Ajax watches after Atlas. A film of anger coats his eyes. He would call Atlas Father, I think. But Atlas does not even care enough about him to explain why Ajax is so unworthy of his respect. It is as if by not knowing the answer already, Ajax does not deserve the answer. “Slag him,” I say.
He ignores that. “Remember what I said. Kneel.”
“I won’t kneel to her,” I tell him.
He shrugs. “Do what you like. You might even get away with it. You have a knack for just that.”
“Ajax,” I call after him as he turns to leave. “It is good to see you. Despite everything.”
“Go fuck yourself, Lysander.” He flies toward a cruiser off the coast. I scratch my head. He used to be so sweet. I head for Atlas and the bikes.
“What does Atalantia know?” I ask. “If you loved my mother and father like you always say you do, you’ll tell me. What were you doing on Mercury?”

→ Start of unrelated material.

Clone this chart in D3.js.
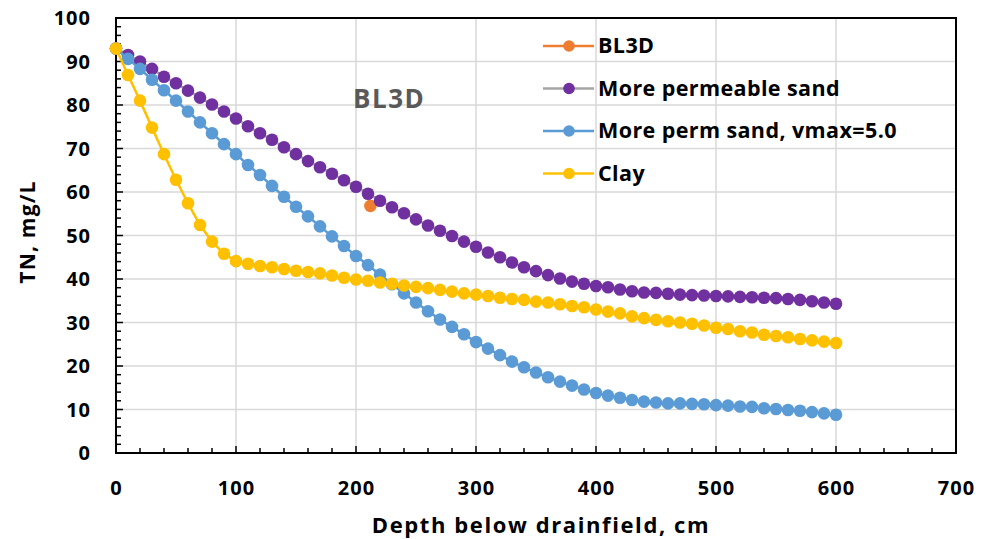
<!DOCTYPE html>
<html><head><meta charset="utf-8">
<script src="https://cdn.jsdelivr.net/npm/d3@7"></script>
<style>body{margin:0;background:#fff;} svg{display:block;}</style>
</head><body>
<script>
const depths = d3.range(0, 601, 10);
const permSand = [93,91.5,90.0,88.3,86.5,85.0,83.3,81.7,80.1,78.5,76.9,75.1,73.5,72.0,70.3,68.7,67.1,65.7,64.2,62.7,61.2,59.6,58.0,56.5,55.1,53.7,52.3,51.1,49.9,48.6,47.4,46.1,45.0,43.8,42.7,41.8,40.9,40.1,39.4,38.9,38.4,38.1,37.6,37.2,36.9,36.8,36.6,36.4,36.3,36.2,36.1,36.0,35.9,35.8,35.7,35.6,35.4,35.2,34.9,34.6,34.3];
const permSandV5 = [93,90.6,88.3,85.8,83.4,81.0,78.5,76.0,73.5,71.0,68.7,66.2,63.9,61.4,58.9,56.6,54.4,52.1,49.8,47.6,45.3,43.2,41.0,38.8,36.7,34.6,32.6,30.7,29.0,27.3,25.5,24.0,22.5,21.0,19.7,18.5,17.4,16.4,15.5,14.6,13.8,13.2,12.7,12.2,11.8,11.6,11.4,11.4,11.3,11.2,11.0,10.9,10.7,10.6,10.3,10.1,9.9,9.7,9.4,9.1,8.8];
const clay = [93,86.9,81.0,74.8,68.7,62.8,57.4,52.4,48.6,45.8,44.1,43.5,43.0,42.7,42.3,41.9,41.6,41.3,40.8,40.3,39.9,39.6,39.2,38.9,38.5,38.2,37.9,37.5,37.1,36.7,36.4,36.1,35.7,35.4,35.2,34.8,34.6,34.2,33.8,33.5,33.0,32.5,32.1,31.4,31.0,30.6,30.3,30.0,29.7,29.3,28.8,28.5,28.0,27.7,27.2,26.9,26.6,26.2,25.9,25.6,25.3];
const bl3dX = [212];
const bl3dY = [56.8];
const seriesNames = ["BL3D","More permeable sand","More perm sand, vmax=5.0","Clay"];
const xTicks = [0,100,200,300,400,500,600,700];
const yTicks = [0,10,20,30,40,50,60,70,80,90,100];

const W=990,H=539;
const L=116,R=956,T=18,B=453;
const font="'Open Sans', sans-serif";
const svg=d3.select("body").append("svg").attr("width",W).attr("height",H);
const x=d3.scaleLinear().domain([0,700]).range([L,R]);
const y=d3.scaleLinear().domain([0,100]).range([B,T]);

// grid
svg.append("g").selectAll("line").data(xTicks.slice(1,-1)).join("line")
 .attr("x1",d=>x(d)).attr("x2",d=>x(d)).attr("y1",T).attr("y2",B)
 .attr("stroke","#d9d9d9").attr("stroke-width",1.5);
svg.append("g").selectAll("line").data(yTicks.slice(1,-1)).join("line")
 .attr("y1",d=>y(d)).attr("y2",d=>y(d)).attr("x1",L).attr("x2",R)
 .attr("stroke","#d9d9d9").attr("stroke-width",1.5);

// minor ticks
const xMinor=d3.range(0,701,20).filter(d=>d%100!==0);
const yMinor=d3.range(0,101,2).filter(d=>d%10!==0);
const gAx=svg.append("g").attr("stroke","#000").attr("stroke-width",1.5);
gAx.selectAll(".xm").data(xMinor).join("line").attr("x1",d=>x(d)).attr("x2",d=>x(d)).attr("y1",B).attr("y2",B-5);
gAx.selectAll(".xM").data(xTicks).join("line").attr("x1",d=>x(d)).attr("x2",d=>x(d)).attr("y1",B).attr("y2",B-7);
gAx.selectAll(".ym").data(yMinor).join("line").attr("y1",d=>y(d)).attr("y2",d=>y(d)).attr("x1",L).attr("x2",L+5);
gAx.selectAll(".yM").data(yTicks).join("line").attr("y1",d=>y(d)).attr("y2",d=>y(d)).attr("x1",L).attr("x2",L+7);

// border
svg.append("rect").attr("x",L).attr("y",T).attr("width",R-L).attr("height",B-T)
 .attr("fill","none").attr("stroke","#000").attr("stroke-width",2);

// tick labels
svg.append("g").selectAll("text").data(xTicks).join("text")
 .attr("x",d=>x(d)+0.5).attr("y",495).attr("text-anchor","middle").attr("letter-spacing",1)
 .attr("font-family",font).attr("font-weight","bold").attr("font-size",20).text(d=>d);
svg.append("g").selectAll("text").data(yTicks).join("text")
 .attr("x",91).attr("y",d=>y(d)+7).attr("text-anchor","end").attr("letter-spacing",1)
 .attr("font-family",font).attr("font-weight","bold").attr("font-size",20).text(d=>d);

// axis titles
svg.append("text").attr("x",541).attr("y",533).attr("text-anchor","middle").attr("letter-spacing",1.6)
 .attr("font-family",font).attr("font-weight","bold").attr("font-size",22).text("Depth below drainfield, cm");
svg.append("text").attr("transform","translate(35,232) rotate(-90)").attr("text-anchor","middle").attr("letter-spacing",1.2)
 .attr("font-family",font).attr("font-weight","bold").attr("font-size",21).text("TN, mg/L");

// annotation
svg.append("text").attr("x",353).attr("y",108).attr("font-family",font).attr("font-weight","bold").attr("letter-spacing",1.5)
 .attr("font-size",26).attr("fill","#595959").text("BL3D");

const line=d3.line().x(d=>x(d[0])).y(d=>y(d[1]));
const series=[
 {name:seriesNames[0],pts:bl3dX.map((d,i)=>[d,bl3dY[i]]),color:"#ED7D31",lineColor:"#ED7D31"},
 {name:seriesNames[1],pts:depths.map((d,i)=>[d,permSand[i]]),color:"#7030A0",lineColor:"#A5A5A5"},
 {name:seriesNames[2],pts:depths.map((d,i)=>[d,permSandV5[i]]),color:"#5B9BD5",lineColor:"#5B9BD5"},
 {name:seriesNames[3],pts:depths.map((d,i)=>[d,clay[i]]),color:"#FFC000",lineColor:"#FFC000"}
];
const r=6.3;
series.forEach(s=>{
 const g=svg.append("g");
 g.append("path").attr("d",line(s.pts)).attr("fill","none").attr("stroke",s.lineColor).attr("stroke-width",2.5);
 g.selectAll("circle").data(s.pts).join("circle").attr("cx",d=>x(d[0])).attr("cy",d=>y(d[1])).attr("r",r).attr("fill",s.color);
});

// legend
const legY=[46,88.5,131,173.5];
series.forEach((s,i)=>{
 const g=svg.append("g").attr("transform",`translate(0,${legY[i]})`);
 g.append("line").attr("x1",543).attr("x2",594).attr("y1",0).attr("y2",0).attr("stroke",s.lineColor).attr("stroke-width",2.5);
 g.append("circle").attr("cx",569).attr("cy",0).attr("r",5.8).attr("fill",s.color);
 g.append("text").attr("x",598).attr("y",7).attr("font-family",font).attr("font-weight","bold").attr("letter-spacing",0.4).attr("font-size",21.5).text(s.name);
});
</script>
</body></html>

“I told you to relax.” Atlas looks at me the way I’ve seen beastmasters look at hunting dogs that don’t quite turn out. He shoves the golden bowl from my party into my lap. It is full. “You can carry Tharsus.”
* * *
—
A few dozen antelope drink from a small pond. A brilliant yellow streak sprints at them from the cover of nearby brush, and the antelopes bolt. The herd draws dusty trails eastward over the plains, where two more cheetana emerge from the tall grass and herd them north. Then a lithe, dark-skinned woman bounds down the slope, leaving plumes of dust behind her. She draws her bow on the run and seems to fire two shots at once. Both arrows catch a cheetana just as it turns and send it sprawling down to the dry earth.